The authoritative guide to ensuring science and technology make life on Earth better, not worse.
By John Mecklin | January 17, 2025
A wise man once told me that there is no policy without politics. I’d amend that absolute a bit: In a democracy, relatively few governmental initiatives go forward simply and entirely on their merits. The political implications of a policy shift are usually hovering in the background, and the politicians considering the shift are usually looking over their shoulders, wondering which of the implications might step forward later to bite them.

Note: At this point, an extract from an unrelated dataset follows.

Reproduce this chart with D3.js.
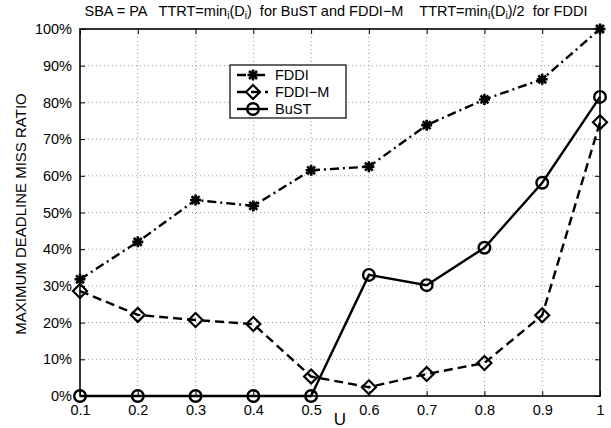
<!DOCTYPE html>
<html><head><meta charset="utf-8">
<script src="https://cdn.jsdelivr.net/npm/d3@7"></script>
<style>body{margin:0;background:#fff}svg{display:block}text{font-family:"Liberation Sans",Arial,sans-serif}</style>
</head><body><svg id="c" width="611" height="428"></svg>
<script>
const uValues = [0.1,0.2,0.3,0.4,0.5,0.6,0.7,0.8,0.9,1.0];
const fddi   = [31.8,42.0,53.4,51.8,61.5,62.5,73.8,80.8,86.3,100];
const fddiM  = [28.6,22.1,20.7,19.6,5.3,2.4,6.0,9.0,22.0,74.6];
const bust   = [0,0,0,0,0,33.0,30.2,40.4,58.1,81.5];
const xTicks = [0.1,0.2,0.3,0.4,0.5,0.6,0.7,0.8,0.9,1];
const yTicks = [0,10,20,30,40,50,60,70,80,90,100];
const seriesNames = ["FDDI","FDDI\u2212M","BuST"];

const svg = d3.select("#c");
const L=80,R=600,T=29,B=396;
const x = d3.scaleLinear().domain([0.1,1]).range([L,R]);
const y = d3.scaleLinear().domain([0,100]).range([B,T]);

// grid
const g = svg.append("g");
g.selectAll(".gx").data(xTicks.slice(1,-1)).join("line")
 .attr("x1",d=>x(d)).attr("x2",d=>x(d)).attr("y1",T).attr("y2",B)
 .attr("stroke","#999").attr("stroke-width",1).attr("stroke-dasharray","1,3");
g.selectAll(".gy").data(yTicks.slice(1,-1)).join("line")
 .attr("y1",d=>y(d)).attr("y2",d=>y(d)).attr("x1",L).attr("x2",R)
 .attr("stroke","#999").attr("stroke-width",1).attr("stroke-dasharray","1,3");

// axes
const xAxis = d3.axisBottom(x).tickValues(xTicks).tickSize(-5).tickPadding(9).tickFormat(d=>d===1?"1":d3.format(".1f")(d));
const gx = svg.append("g").attr("transform",`translate(0,${B})`).call(xAxis);
gx.select(".domain").remove();
gx.selectAll("line").attr("stroke","#000");
gx.selectAll("text").attr("font-size",14.5).attr("fill","#000");
const xTop = d3.axisTop(x).tickValues(xTicks).tickSize(-5).tickFormat("");
const gxt = svg.append("g").attr("transform",`translate(0,${T})`).call(xTop);
gxt.select(".domain").remove(); gxt.selectAll("line").attr("stroke","#000");

const yAxis = d3.axisLeft(y).tickValues(yTicks).tickSize(-5).tickPadding(8).tickFormat(d=>d+"%");
const gy = svg.append("g").attr("transform",`translate(${L},0)`).call(yAxis);
gy.select(".domain").remove();
gy.selectAll("line").attr("stroke","#000");
gy.selectAll("text").attr("font-size",14.5).attr("fill","#000");
const yRight = d3.axisRight(y).tickValues(yTicks).tickSize(-5).tickFormat("");
const gyr = svg.append("g").attr("transform",`translate(${R},0)`).call(yRight);
gyr.select(".domain").remove(); gyr.selectAll("line").attr("stroke","#000");

svg.append("rect").attr("x",L).attr("y",T).attr("width",R-L).attr("height",B-T)
 .attr("fill","none").attr("stroke","#000").attr("stroke-width",1.6);

// series
const line = d3.line().x((d,i)=>x(uValues[i])).y(d=>y(d));
const styles = [
 {data:fddi, dash:"9,4,2,4", marker:"star"},
 {data:fddiM, dash:"9,5", marker:"diamond"},
 {data:bust, dash:null, marker:"circle"}
];
function drawMarker(sel, type, cx, cy){
  if(type==="star"){
    const s=5.5, d=s*0.72;
    const p=`M${cx-s},${cy}L${cx+s},${cy}M${cx},${cy-s}L${cx},${cy+s}M${cx-d},${cy-d}L${cx+d},${cy+d}M${cx-d},${cy+d}L${cx+d},${cy-d}`;
    sel.append("path").attr("d",p).attr("stroke","#000").attr("stroke-width",2.6).attr("fill","none");
  } else if(type==="diamond"){
    const s=7;
    sel.append("path").attr("d",`M${cx},${cy-s}L${cx+s},${cy}L${cx},${cy+s}L${cx-s},${cy}Z`)
      .attr("stroke","#000").attr("stroke-width",2.2).attr("fill","none");
  } else {
    sel.append("circle").attr("cx",cx).attr("cy",cy).attr("r",5.8)
      .attr("stroke","#000").attr("stroke-width",2.4).attr("fill","none");
  }
}
styles.forEach(s=>{
  const p = svg.append("path").datum(s.data).attr("d",line).attr("fill","none")
    .attr("stroke","#000").attr("stroke-width",2.4);
  if(s.dash) p.attr("stroke-dasharray",s.dash);
  const mg = svg.append("g");
  s.data.forEach((v,i)=>drawMarker(mg,s.marker,x(uValues[i]),y(v)));
});

// legend
const lg = svg.append("g");
lg.append("rect").attr("x",230).attr("y",65).attr("width",116).attr("height",53)
  .attr("fill","#fff").attr("stroke","#000").attr("stroke-width",1.2);
const ly=[75,92,109];
styles.forEach((s,i)=>{
  const p = lg.append("line").attr("x1",237).attr("x2",268).attr("y1",ly[i]).attr("y2",ly[i])
    .attr("stroke","#000").attr("stroke-width",2.4);
  if(s.dash) p.attr("stroke-dasharray",s.dash);
  drawMarker(lg,s.marker,253,ly[i]);
  lg.append("text").attr("x",275).attr("y",ly[i]+5).attr("font-size",14.5).text(seriesNames[i]);
});

// labels
svg.append("text").attr("x",340).attr("y",425).attr("text-anchor","middle").attr("font-size",17).text("U");
svg.append("text").attr("transform","translate(26,214) rotate(-90)").attr("text-anchor","middle")
  .attr("font-size",15).text("MAXIMUM DEADLINE MISS RATIO");
const t = svg.append("text").attr("x",336).attr("y",16).attr("text-anchor","middle").attr("font-size",14.5)
  .attr("xml:space","preserve").style("white-space","pre");
t.append("tspan").text("SBA = PA   TTRT=min");
t.append("tspan").attr("font-size",10).attr("dy",3).text("i");
t.append("tspan").attr("dy",-3).text("(D");
t.append("tspan").attr("font-size",10).attr("dy",3).text("i");
t.append("tspan").attr("dy",-3).text(")  for BuST and FDDI\u2212M    TTRT=min");
t.append("tspan").attr("font-size",10).attr("dy",3).text("i");
t.append("tspan").attr("dy",-3).text("(D");
t.append("tspan").attr("font-size",10).attr("dy",3).text("i");
t.append("tspan").attr("dy",-3).text(")/2  for FDDI");
</script></body></html>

But they’re also looking around for positive implications, the possibility that a change in the government’s approach might solve a problem and be good politics (or, to be more cynical, to be good politics and also, perhaps, do some small amount of good). Such win-win efforts are not unknown to US governance. In the 1950s, a Republican president was instrumental in funding the interstate highway system, and the country has benefitted materially ever since—as have President Eisenhower and his party in both the political and historical-assessment senses. And despite the political firestorms that erupted in its first years as law, since its passage in 2010 the Affordable Care Act—or Obamacare, if you will—has increased the numbers of Americans with health insurance and gained in public support that reflects positively on Democrats and President Obama.
In this package, we have asked experts in the existential risks areas that we cover to offer advice to President Trump as he takes office a second time, keeping well in mind that for any politician—and perhaps especially this politician—policy recommendations are far more likely to be accepted when they accord with personal and political proclivities than when they do not.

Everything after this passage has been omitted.